Wednesday, November 12, 2008

Nature of Love

I've been thinking about this concept of love for a while now (and actually wrote this a couple months back), and God recently gave me something concrete.

The reason we love - the reason it is such a powerful emotion is because it is perhaps the closest we get to God's love. It is a window into the heart of the father. So when you love a woman with all your heart, and she permeates the air you breathe.... Thank God. It is because of Him that you can love her so. Seeing her, and experiencing her is like being in God's presence. And loving her (despite flaws) is you reflecting God's love back at her. Loving her glorifies God, because God is love. Even heathens and nonbelievers can experience the awe inspiring love of God. C.S. Lewis said (in one of his books) that a man will swim across a wide channel of water to be with the woman he loves. Love is that strong. God is love. Because He loves, we love. And when we love the woman, we recognize that we are blessed. God is showing His love for us by treasuring us with this woman who triggers that deepest love inside of us! So by loving her, we wind up loving God even MORE because we recognize a little more the depth and purity of His love for us.
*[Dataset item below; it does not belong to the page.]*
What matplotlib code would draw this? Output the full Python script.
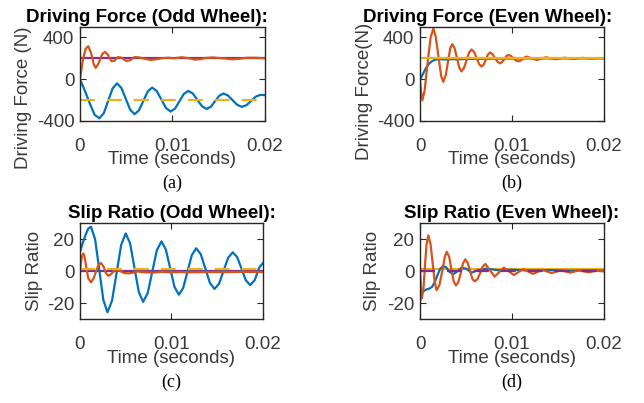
import matplotlib
matplotlib.use("Agg")
import matplotlib.pyplot as plt

plt.rcParams['font.family'] = ['Liberation Sans', 'DejaVu Sans']
plt.rcParams['lines.scale_dashes'] = False

# MATLAB default line colours
col_blue = '#0072BD'
col_orange = '#D95319'
col_yellow = '#EDB120'
col_purple = '#7E2F8E'

t_span = [0, 0.02]
x_ticks = [0, 0.01, 0.02]
x_ticklabels = ['0', '0.01', '0.02']

# (a) driving force, odd wheel
a_blue_t = [0, 0.000525, 0.00105, 0.001575, 0.0021, 0.002575, 0.00305, 0.003525, 0.0040,
            0.004475, 0.00495, 0.005425, 0.0059, 0.006375, 0.00685, 0.007325, 0.0078,
            0.0083, 0.0088, 0.0093, 0.0098, 0.010275, 0.01075, 0.011225, 0.0117,
            0.0122, 0.0127, 0.0132, 0.0137, 0.01415, 0.0146, 0.01505, 0.0155,
            0.016, 0.0165, 0.017, 0.0175, 0.018, 0.0185, 0.019, 0.0195, 0.02]
a_blue_v = [0, -110, -230, -340, -374, -325, -207, -89, -40,
            -83, -188, -292, -335, -298, -208, -117, -80,
            -114, -195, -276, -310, -281, -211, -141, -112,
            -137, -199, -260, -285, -263, -211, -159, -137,
            -156, -201, -246, -265, -248, -208, -167, -150, -152]
a_orange_t = [0, 0.0003, 0.0006, 0.0009, 0.0012, 0.0015, 0.0017, 0.0020, 0.0024, 0.0027,
              0.0030, 0.0034, 0.0037, 0.0041, 0.0045, 0.0050, 0.0054, 0.0059, 0.0064,
              0.0070, 0.0076, 0.0082, 0.0088, 0.0095, 0.0102, 0.0110, 0.0118, 0.0124,
              0.0130, 0.0136, 0.0143, 0.0150, 0.0158, 0.0165, 0.0172, 0.0180, 0.0190, 0.0200]
a_orange_v = [0, 180, 290, 315, 250, 140, 108, 150, 240, 262,
              235, 172, 175, 212, 205, 175, 180, 212, 208,
              195, 185, 190, 200, 205, 200, 210, 200, 188,
              192, 203, 208, 203, 197, 190, 195, 205, 205, 200]
a_yellow = -200
a_purple = 200

# (b) driving force, even wheel
b_blue_t = [0, 0.0002, 0.0004, 0.0007, 0.0010, 0.0013, 0.0016, 0.0020, 0.0025, 0.0030,
            0.0035, 0.0040, 0.0050, 0.0060, 0.0080, 0.0100, 0.0120, 0.0200]
b_blue_v = [0, 30, 65, 115, 150, 172, 185, 192, 190, 188,
            192, 190, 193, 195, 197, 198, 199, 200]
b_orange_t = [0, 0.0001, 0.00025, 0.0005, 0.0008, 0.00115, 0.00145, 0.0017, 0.0020, 0.0023,
              0.00253, 0.0028, 0.0031, 0.0033, 0.0035, 0.00375, 0.0040, 0.00425, 0.0045,
              0.004775, 0.00505, 0.005325, 0.0056, 0.005875, 0.00615, 0.006425, 0.0067,
              0.006925, 0.00715, 0.007375, 0.0076, 0.007875, 0.00815, 0.008425, 0.0087,
              0.008925, 0.00915, 0.009375, 0.0096, 0.009875, 0.01015, 0.010425, 0.0107,
              0.010925, 0.01115, 0.011375, 0.0116, 0.01215, 0.0127, 0.0132, 0.0137,
              0.0142, 0.0147, 0.0152, 0.0157, 0.0162, 0.0167, 0.0172, 0.0177, 0.0182,
              0.0187, 0.0192, 0.0197, 0.0200]
b_orange_v = [0, -110, -202, -110, 140, 400, 484, 410, 220, 30,
              -25, 40, 200, 300, 335, 300, 210, 115, 75,
              106, 180, 254, 285, 261, 202, 144, 120,
              140, 188, 235, 255, 240, 204, 167, 152,
              164, 192, 220, 232, 223, 201, 179, 170,
              177, 193, 209, 216, 200, 184, 197, 210,
              200, 191, 198, 206, 200, 195, 200, 204, 200,
              197, 200, 202, 201]
b_yellow = 200

# (c) slip ratio, odd wheel
c_blue_t = [0, 0.0003, 0.0006, 0.0009, 0.0012, 0.00165, 0.0021, 0.00255, 0.0030,
            0.0035, 0.004, 0.0045, 0.005, 0.005475, 0.00595, 0.006425, 0.0069,
            0.0074, 0.0079, 0.0084, 0.0089, 0.009375, 0.00985, 0.010325, 0.0108,
            0.011275, 0.01175, 0.012225, 0.0127, 0.0132, 0.0137, 0.0142, 0.0147,
            0.0152, 0.0157, 0.0162, 0.0167, 0.017175, 0.01765, 0.018125, 0.0186,
            0.0191, 0.0196, 0.02]
c_blue_v = [12, 17.5, 22.5, 26.5, 27.7, 19.9, 1.0, -18.0, -25.8,
            -18.6, -1.2, 16.3, 23.5, 17.3, 2.1, -13.1, -19.3,
            -13.8, -0.4, 13.0, 18.5, 13.6, 1.9, -9.9, -14.8,
            -10.6, -0.3, 10.0, 14.2, 10.5, 1.5, -7.5, -11.2,
            -7.9, 0.3, 8.4, 11.7, 8.7, 1.5, -5.8, -8.8,
            -5.6, 2.3, 5.0]
c_orange_t = [0, 0.0001, 0.0002, 0.00036, 0.0005, 0.0007, 0.0009, 0.0012, 0.0015, 0.0018,
              0.0020, 0.0023, 0.0026, 0.0028, 0.0031, 0.0034, 0.0037, 0.0040, 0.0044,
              0.0048, 0.0053, 0.0058, 0.0063, 0.0070, 0.0080, 0.0090, 0.0100, 0.0110,
              0.0120, 0.0140, 0.0160, 0.0180, 0.0200]
c_orange_v = [0, 5, 9, 11, 9, 2, -4.5, -7, -4.5, 0.5,
              3.5, 5, 2.5, -1, -3, -2, 0, 0.8, 0,
              -1.2, -1.5, -1, -0.3, -0.8, -1, -0.5, -0.8, -0.6,
              -0.8, -0.6, -0.7, -0.5, -0.6]
c_yellow = 1.2
c_purple = 0

# (d) slip ratio, even wheel
d_blue_t = [0, 0.0002, 0.0004, 0.0007, 0.0010, 0.0013, 0.0016, 0.0019, 0.0022, 0.0025,
            0.0028, 0.0032, 0.0036, 0.0040, 0.0045, 0.0050, 0.0056, 0.0063, 0.0072,
            0.0085, 0.0100, 0.0120, 0.0140, 0.0160, 0.0180, 0.0200]
d_blue_v = [-19, -14, -12.5, -11.5, -11, -10, -7, -2.5, 1.5, 3,
            2.5, -0.5, -2, -0.5, 2, 1.5, -1, 0.5, 1.5,
            0.5, 0.8, 0.3, 0.6, 0.2, 0.4, 0.3]
d_orange_t = [0, 0.0001, 0.0002, 0.00037, 0.00053, 0.0007, 0.0009, 0.00115, 0.0014, 0.0016,
              0.0018, 0.0021, 0.0024, 0.0027, 0.0029, 0.003175, 0.00342, 0.003665,
              0.00391, 0.004163, 0.004415, 0.004668, 0.00492, 0.005178, 0.005435, 0.005693,
              0.00595, 0.00624, 0.00653, 0.00681, 0.0071, 0.00761, 0.00812, 0.00861,
              0.0091, 0.00965, 0.0102, 0.0112, 0.0123, 0.0133, 0.0143, 0.0153, 0.0163,
              0.0173, 0.0183, 0.0193, 0.0200]
d_orange_v = [0, -10, -17, -11.3, 2.5, 16.3, 22.3, 16.6, 3.5, -7,
              -12, -9, -0.5, 9, 12, 8.8, 0.65, -6.5,
              -9, -7, -1.5, 4.7, 7.3, 5.2, 0.1, -5.0,
              -6.5, -5, -1.35, 2.7, 4.4, 0.45, -3.5, -0.7,
              2.1, -0.2, -2.5, 1.2, -1.8, 0.8, -1.3, 0.5, -1.0,
              0.4, -0.8, 0.3, -0.3]
d_yellow = 1.4
d_purple = 0

fig = plt.figure(figsize=(6.44, 4.03), dpi=100)

ax_a = fig.add_axes([0.1242, 0.6998, 0.2873, 0.2333])
ax_b = fig.add_axes([0.6522, 0.6998, 0.2857, 0.2333])
ax_c = fig.add_axes([0.1242, 0.2084, 0.2842, 0.2382])
ax_d = fig.add_axes([0.6522, 0.2084, 0.2857, 0.2382])

lw = 1.6
dash = (10.8, 8.6)

ax_a.plot(t_span, [a_purple] * 2, color=col_purple, lw=lw)
ax_a.plot(a_blue_t, a_blue_v, color=col_blue, lw=lw)
ax_a.plot(a_orange_t, a_orange_v, color=col_orange, lw=lw)
ax_a.plot(t_span, [a_yellow] * 2, color=col_yellow, lw=lw, dashes=dash)

ax_b.plot(b_blue_t, b_blue_v, color=col_blue, lw=lw)
ax_b.plot(b_orange_t, b_orange_v, color=col_orange, lw=lw)
ax_b.plot(t_span, [b_yellow] * 2, color=col_yellow, lw=lw)

ax_c.plot(t_span, [c_purple] * 2, color=col_purple, lw=lw)
ax_c.plot(c_blue_t, c_blue_v, color=col_blue, lw=lw)
ax_c.plot(c_orange_t, c_orange_v, color=col_orange, lw=lw)
ax_c.plot(t_span, [c_yellow] * 2, color=col_yellow, lw=lw, dashes=dash)

ax_d.plot(t_span, [d_yellow] * 2, color=col_yellow, lw=lw)
ax_d.plot(d_blue_t, d_blue_v, color=col_blue, lw=lw)
ax_d.plot(d_orange_t, d_orange_v, color=col_orange, lw=lw)
ax_d.plot(t_span, [d_purple] * 2, color=col_purple, lw=lw, dashes=dash)

fs = 13.5
tick_col = '#3a3a3a'

setup = [
    (ax_a, (-400, 500), [-400, 0, 400], 'Driving Force (Odd Wheel):', 0.362, 'Driving Force (N)', -0.26, 0.245, '(a)'),
    (ax_b, (-400, 500), [-400, 0, 400], 'Driving Force (Even Wheel):', 0.37, 'Driving Force(N)', -0.255, 0.31, '(b)'),
    (ax_c, (-30, 30), [-20, 0, 20], 'Slip Ratio (Odd Wheel):', 0.5, 'Slip Ratio', -0.20, 0.5, '(c)'),
    (ax_d, (-30, 30), [-20, 0, 20], 'Slip Ratio (Even Wheel):', 0.5, 'Slip Ratio', -0.21, 0.5, '(d)'),
]

for ax, ylim, yticks, title, tx, ylab, lx, ly, cap in setup:
    ax.set_xlim(t_span)
    ax.set_ylim(ylim)
    ax.set_xticks(x_ticks)
    ax.set_xticklabels(x_ticklabels)
    ax.set_yticks(yticks)
    ax.set_yticklabels([str(v) for v in yticks])
    ax.tick_params(direction='in', length=4, width=0.8, top=True, right=True,
                   labelsize=fs, labelcolor=tick_col, color='#262626')
    ax.tick_params(axis='x', pad=12)
    ax.tick_params(axis='y', pad=4)
    for s in ax.spines.values():
        s.set_color('#262626')
        s.set_linewidth(1.0)
    ax.text(tx, 1.053, title, transform=ax.transAxes, ha='center', va='baseline',
            fontsize=fs, fontweight='bold', color='black')
    ax.set_xlabel('Time (seconds)', fontsize=fs, color=tick_col)
    ax.xaxis.set_label_coords(0.5, -0.32)
    ax.set_ylabel(ylab, fontsize=fs, color=tick_col)
    ax.yaxis.set_label_coords(lx, ly)
    ax.text(0.5, -0.66, cap, transform=ax.transAxes, ha='center', va='center',
            fontsize=13, family='Liberation Serif', color='black')

fig.savefig('out.png', dpi=100)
This also keeps us in check, and can help us aid others..... How can we possibly love the Gift more than the Giver? Even Jesus went to lengths to explain this. Repeatedly in the Gospels we hear Him say "Not I, but the Father who sent me." He also tells us that He abides in the Father, and the Father in Him. It's not about the Gift!! The Gift is to be enjoyed (thoroughly) but ultimately lead us back to glorifying the Father.